___ DATA SHOWN ___

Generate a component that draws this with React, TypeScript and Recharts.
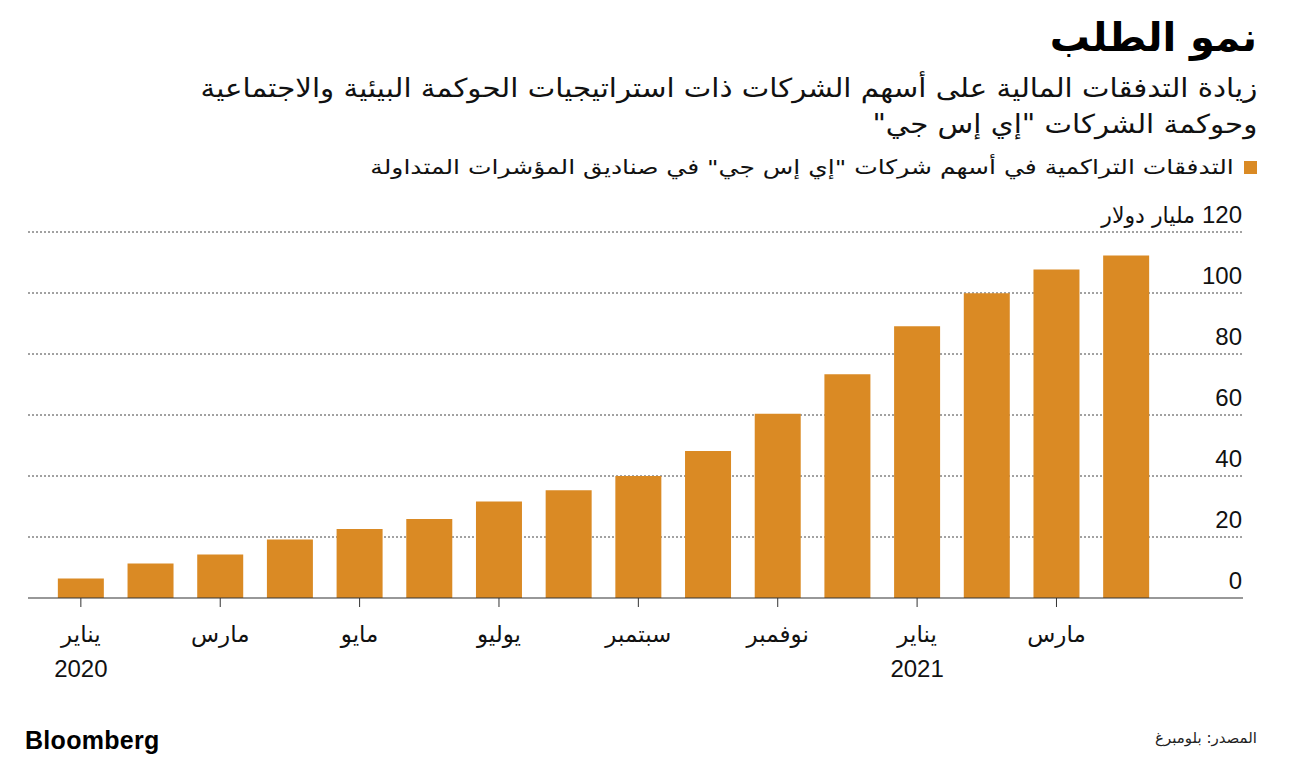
import React from "react";
import { BarChart, Bar, XAxis, YAxis, CartesianGrid } from "recharts";

const months = ["يناير", "فبراير", "مارس", "أبريل", "مايو", "يونيو", "يوليو", "أغسطس", "سبتمبر", "أكتوبر", "نوفمبر", "ديسمبر", "يناير", "فبراير", "مارس", "أبريل"];
const years = ["2020", "", "", "", "", "", "", "", "", "", "", "", "2021", "", "", ""];
const inflows = [6.4, 11.3, 14.3, 19.2, 22.6, 25.9, 31.6, 35.3, 40.0, 48.2, 60.4, 73.4, 89.1, 99.9, 107.7, 112.3];
const yTicks = [0, 20, 40, 60, 80, 100, 120];
const yUnit = "مليار دولار";

const title = "نمو الطلب";
const subtitle1 = "زيادة التدفقات المالية على أسهم الشركات ذات استراتيجيات الحوكمة البيئية والاجتماعية";
const subtitle2 = "وحوكمة الشركات \"إي إس جي\"";
const legendText = "التدفقات التراكمية في أسهم شركات \"إي إس جي\" في صناديق المؤشرات المتداولة";
const source = "المصدر: بلومبرغ";

const BAR_COLOR = "#DA8A24";
const FONT = "'Liberation Sans', Arial, 'DejaVu Sans', sans-serif";
const AR_FONT = "'DejaVu Sans', sans-serif";

const data = months.map((m, i) => ({ month: m, year: years[i], value: inflows[i], key: i }));

const XTick = (props: any) => {
  const { x, y, payload } = props;
  const idx = typeof payload.value === "number" ? payload.value : payload.index;
  const item = data[idx];
  return (
    <g>
      <text x={x} y={y + 33} textAnchor="middle" fontSize={23} fill="#111" fontFamily={AR_FONT}>
        {item ? item.month : ""}
      </text>
      {item && item.year ? (
        <text x={x} y={y + 68} textAnchor="middle" fontSize={24} fill="#111" fontFamily={FONT}>
          {item.year}
        </text>
      ) : null}
    </g>
  );
};

const YTick = (props: any) => {
  const { x, y, payload } = props;
  const isTop = payload.value === yTicks[yTicks.length - 1];
  return (
    <text x={x - 1} y={y - 9} textAnchor="end" fill="#111" fontFamily={FONT} fontSize={24}>
      {isTop ? (
        <>
          <tspan>{"\u200F" + payload.value}</tspan>
          <tspan fontFamily={AR_FONT} fontSize={22}>{" " + yUnit}</tspan>
        </>
      ) : (
        String(payload.value)
      )}
    </text>
  );
};

export default function App() {
  return (
    <div style={{ position: "absolute", left: 0, top: 0, width: 1294, height: 764, background: "#fff", overflow: "hidden" }}>
      <div dir="rtl" style={{ position: "absolute", right: 37, top: 10, fontFamily: AR_FONT, fontWeight: 700, fontSize: 40, color: "#000", whiteSpace: "nowrap", lineHeight: "54px" }}>
        {title}
      </div>
      <div dir="rtl" style={{ position: "absolute", right: 37, top: 70, fontFamily: AR_FONT, fontSize: 26, color: "#111", whiteSpace: "nowrap", lineHeight: "36px", transform: "scaleX(1.125)", transformOrigin: "right center" }}>
        <div>{subtitle1}</div>
        <div>{subtitle2}</div>
      </div>
      <div dir="rtl" style={{ position: "absolute", right: 37, top: 152, fontFamily: AR_FONT, fontSize: 20, color: "#111", whiteSpace: "nowrap", lineHeight: "30px", display: "flex", alignItems: "center" }}>
        <span style={{ display: "inline-block", width: 13, height: 13, background: BAR_COLOR, marginLeft: 10 }} />
        <span style={{ display: "inline-block", transform: "scaleX(1.25)", transformOrigin: "right center" }}>{legendText}</span>
      </div>
      <div style={{ position: "absolute", left: 0, top: 0 }}>
        <BarChart width={1294} height={764} data={data} margin={{ top: 232, right: 1, bottom: 106, left: 28 }} barCategoryGap="17%">
          <CartesianGrid horizontal={true} vertical={false} stroke="#444" strokeDasharray="2 2" horizontalValues={yTicks.filter((v) => v > 0)} />
          <XAxis
            dataKey="key"
            type="category"
            interval={1}
            height={60}
            padding={{ left: 18, right: 82 }}
            axisLine={{ stroke: "#333", strokeWidth: 1.2 }}
            tickLine={{ stroke: "#333" }}
            tickSize={9}
            tick={<XTick />}
          />
          <YAxis
            orientation="right"
            width={50}
            domain={[0, 120]}
            ticks={yTicks}
            axisLine={false}
            tickLine={false}
            tickSize={0}
            tickMargin={0}
            tick={<YTick />}
          />
          <Bar dataKey="value" fill={BAR_COLOR} isAnimationActive={false} />
        </BarChart>
      </div>
      <div style={{ position: "absolute", left: 25, top: 726, fontFamily: FONT, fontWeight: 700, fontSize: 25, color: "#000", letterSpacing: 0.3 }}>
        Bloomberg
      </div>
      <div dir="rtl" style={{ position: "absolute", right: 37, top: 729, fontFamily: AR_FONT, fontSize: 15, color: "#222", whiteSpace: "nowrap" }}>
        {source}
      </div>
    </div>
  );
}
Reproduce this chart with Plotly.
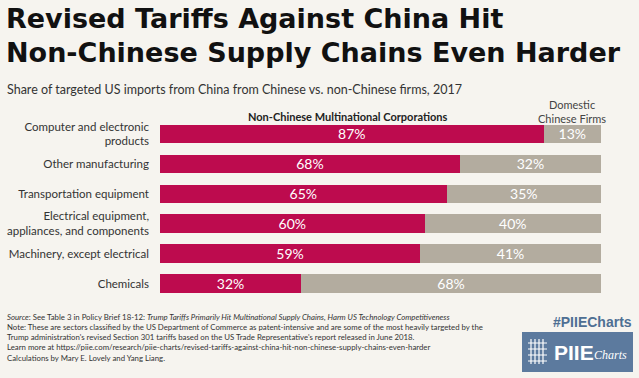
import plotly.graph_objects as go

categories = ["Computer and electronic<br>products", "Other manufacturing", "Transportation equipment",
              "Electrical equipment,<br>appliances, and components", "Machinery, except electrical", "Chemicals"]
non_chinese = [87, 68, 65, 60, 59, 32]
domestic = [13, 32, 35, 40, 41, 68]

footer_lines = [
    "<i>Source</i>: See Table 3 in Policy Brief 18-12: <i>Trump Tariffs Primarily Hit Multinational Supply Chains, Harm US Technology Competitiveness</i>",
    "Note: These are sectors classified by the US Department of Commerce as patent-intensive and are some of the most heavily targeted by the",
    "Trump administration's revised Section 301 tariffs based on the US Trade Representative's report released in June 2018.",
    "Learn more at https://piie.com/research/piie-charts/revised-tariffs-against-china-hit-non-chinese-supply-chains-even-harder",
    "Calculations by Mary E. Lovely and Yang Liang.",
]

W, H = 639, 378
CRIMSON = "#BD0B4E"
GREY = "#B3AC9F"
BG = "#F6F4EF"

def px(x):
    return x / W

def py(y):
    return 1 - y / H

fig = go.Figure()
fig.add_trace(go.Bar(
    y=categories, x=non_chinese, orientation="h", name="Non-Chinese Multinational Corporations",
    marker=dict(color=CRIMSON, line=dict(width=0)), width=0.62,
    text=[f"{v}%" for v in non_chinese], textposition="inside", insidetextanchor="middle",
    textfont=dict(color="white", size=14, family="Lato, Arial"), constraintext="none",
    hoverinfo="skip"))
fig.add_trace(go.Bar(
    y=categories, x=domestic, orientation="h", name="Domestic Chinese Firms",
    marker=dict(color=GREY, line=dict(width=0)), width=0.62,
    text=[f"{v}%" for v in domestic], textposition="inside", insidetextanchor="middle",
    textfont=dict(color="white", size=14, family="Lato, Arial"), constraintext="none",
    hoverinfo="skip"))

fig.update_layout(
    width=W, height=H, barmode="stack", showlegend=False,
    paper_bgcolor=BG, plot_bgcolor=BG,
    margin=dict(l=0, r=0, t=0, b=0),
    xaxis=dict(domain=[px(160), px(601)], range=[0, 100], visible=False, fixedrange=True),
    yaxis=dict(domain=[py(298.5), py(119)], autorange="reversed", showgrid=False, zeroline=False,
               showline=False, ticks="", ticklabelstandoff=10,
               tickfont=dict(size=11.5, color="#333333", family="Lato, Arial"), fixedrange=True),
    font=dict(family="Lato, Arial"),
)

def ann(**kw):
    d = dict(xref="paper", yref="paper", showarrow=False)
    d.update(kw)
    return d

TITLE_FONT = dict(size=27, color="#111111", family="DejaVu Sans, Arial", weight="bold")
annotations = [
    ann(text="Revised Tariffs Against China Hit", x=px(4), y=py(19), xanchor="left", yanchor="middle",
        font=TITLE_FONT),
    ann(text="Non-Chinese Supply Chains Even Harder", x=px(4), y=py(52), xanchor="left", yanchor="middle",
        font=TITLE_FONT),
    ann(text="Share of targeted US imports from China from Chinese vs. non-Chinese firms, 2017",
        x=px(5), y=py(89), xanchor="left", yanchor="middle",
        font=dict(size=12.5, color="#333333", family="Lato, Arial")),
    ann(text="<b>Non-Chinese Multinational Corporations</b>", x=px(348), y=py(116), xanchor="center",
        yanchor="middle", font=dict(size=11, color="#222222", family="Lato, Arial")),
    ann(text="Domestic<br>Chinese Firms", x=px(572), y=py(111), xanchor="center", yanchor="middle",
        align="center", font=dict(size=11, color="#444444", family="Lato, Arial")),
    ann(text="<b>#PIIECharts</b>", x=px(634), y=py(322), xanchor="right", yanchor="middle",
        font=dict(size=14, color="#4E6F93", family="Liberation Sans, Arial")),
    ann(text="<b>PIIE</b>", x=px(552), y=py(352), xanchor="left", yanchor="middle",
        font=dict(size=21, color="white", family="Liberation Sans, Arial")),
    ann(text="<i>Charts</i>", x=px(592), y=py(355), xanchor="left", yanchor="middle",
        font=dict(size=12, color="white", family="Liberation Serif, serif")),
    ann(text="<br>".join(footer_lines), x=px(5), y=py(337), xanchor="left", yanchor="middle", align="left",
        font=dict(size=7.8, color="#333333", family="Lato, Arial")),
]
fig.update_layout(annotations=annotations)

shapes = [
    dict(type="rect", xref="paper", yref="paper", x0=px(522), x1=px(633), y0=py(372), y1=py(332),
         fillcolor="#5C7A9E", line=dict(width=0), layer="below"),
]
for i in range(4):
    shapes.append(dict(type="line", xref="paper", yref="paper", x0=px(531 + i * 4), x1=px(531 + i * 4),
                       y0=py(364), y1=py(339), line=dict(color="white", width=1.2)))
for j in range(4):
    shapes.append(dict(type="line", xref="paper", yref="paper", x0=px(528), x1=px(547),
                       y0=py(343 + j * 6), y1=py(343 + j * 6), line=dict(color="white", width=1)))
fig.update_layout(shapes=shapes)

fig.write_html("out.html", config={"displayModeBar": False},
               post_script="document.body.style.margin='0';document.body.style.padding='0';")
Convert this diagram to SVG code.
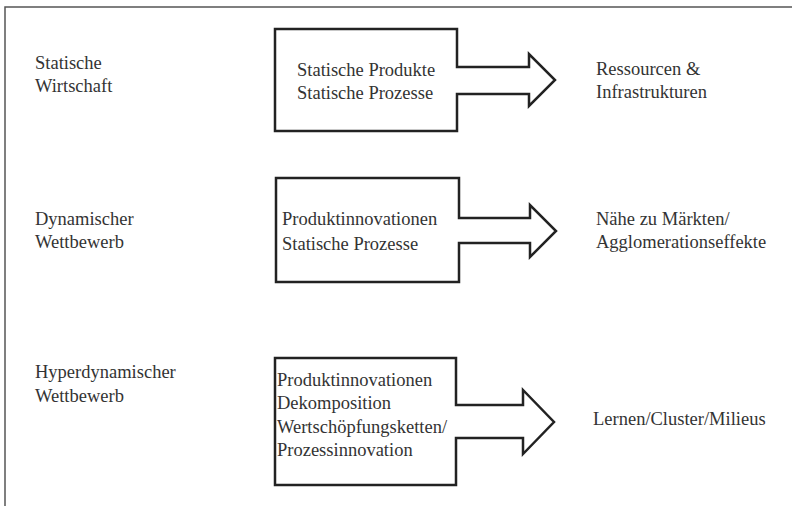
<svg xmlns="http://www.w3.org/2000/svg" width="792" height="506" viewBox="0 0 792 506">
  <style>
    .frame { fill: none; stroke: #555; stroke-width: 1.5; }
    .blk { fill: #fff; stroke: #222; stroke-width: 2.5; stroke-linejoin: miter; }
    text { font-family: "Liberation Serif", "Times New Roman", serif; font-size: 18.5px; fill: #333; }
  </style>
  <rect width="792" height="506" fill="#fff"/>
  <!-- page frame: top and left rules -->
  <path class="frame" d="M5,506 V7 H792"/>

  <!-- row 1 -->
  <g id="label-statisch">
    <text x="35" y="69">Statische</text>
    <text x="35" y="92">Wirtschaft</text>
  </g>
  <g id="node-statisch">
    <path class="blk" d="M275,29 H457 V67 H529 V54 L555,80 L529,106 V94 H457 V131 H275 Z"/>
    <text x="297" y="76">Statische Produkte</text>
    <text x="297" y="99">Statische Prozesse</text>
  </g>
  <g id="result-statisch">
    <text x="596" y="75">Ressourcen &amp;</text>
    <text x="596" y="98">Infrastrukturen</text>
  </g>

  <!-- row 2 -->
  <g id="label-dynamisch">
    <text x="35" y="225">Dynamischer</text>
    <text x="35" y="248">Wettbewerb</text>
  </g>
  <g id="node-dynamisch">
    <path class="blk" d="M276,178 H459 V218 H530 V205 L556,231 L530,257 V243 H459 V282 H276 Z"/>
    <text x="282" y="225">Produktinnovationen</text>
    <text x="282" y="250">Statische Prozesse</text>
  </g>
  <g id="result-dynamisch">
    <text x="596" y="225">Nähe zu Märkten/</text>
    <text x="596" y="248">Agglomerationseffekte</text>
  </g>

  <!-- row 3 -->
  <g id="label-hyper">
    <text x="35" y="378">Hyperdynamischer</text>
    <text x="35" y="402">Wettbewerb</text>
  </g>
  <g id="node-hyper">
    <path class="blk" d="M275,358 H456 V405 H523 V390 L554,422 L523,454 V438 H456 V485 H275 Z"/>
    <text x="277" y="386">Produktinnovationen</text>
    <text x="277" y="409">Dekomposition</text>
    <text x="277" y="433">Wertschöpfungsketten/</text>
    <text x="277" y="456">Prozessinnovation</text>
  </g>
  <g id="result-hyper">
    <text x="593" y="425">Lernen/Cluster/Milieus</text>
  </g>

  <!-- the block arrows are drawn as part of each node outline -->
  <g id="connectors"/>
</svg>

___

## YOUR TASK
From the records above, quote word for word only the lines beginning at the line that has "Reproduce this chart with Plotly." and stopping after the line that has "import plotly.graph_objects as go". Omit the pictures.

## THE SOLUTION
Reproduce this chart with Plotly.
import plotly.graph_objects as go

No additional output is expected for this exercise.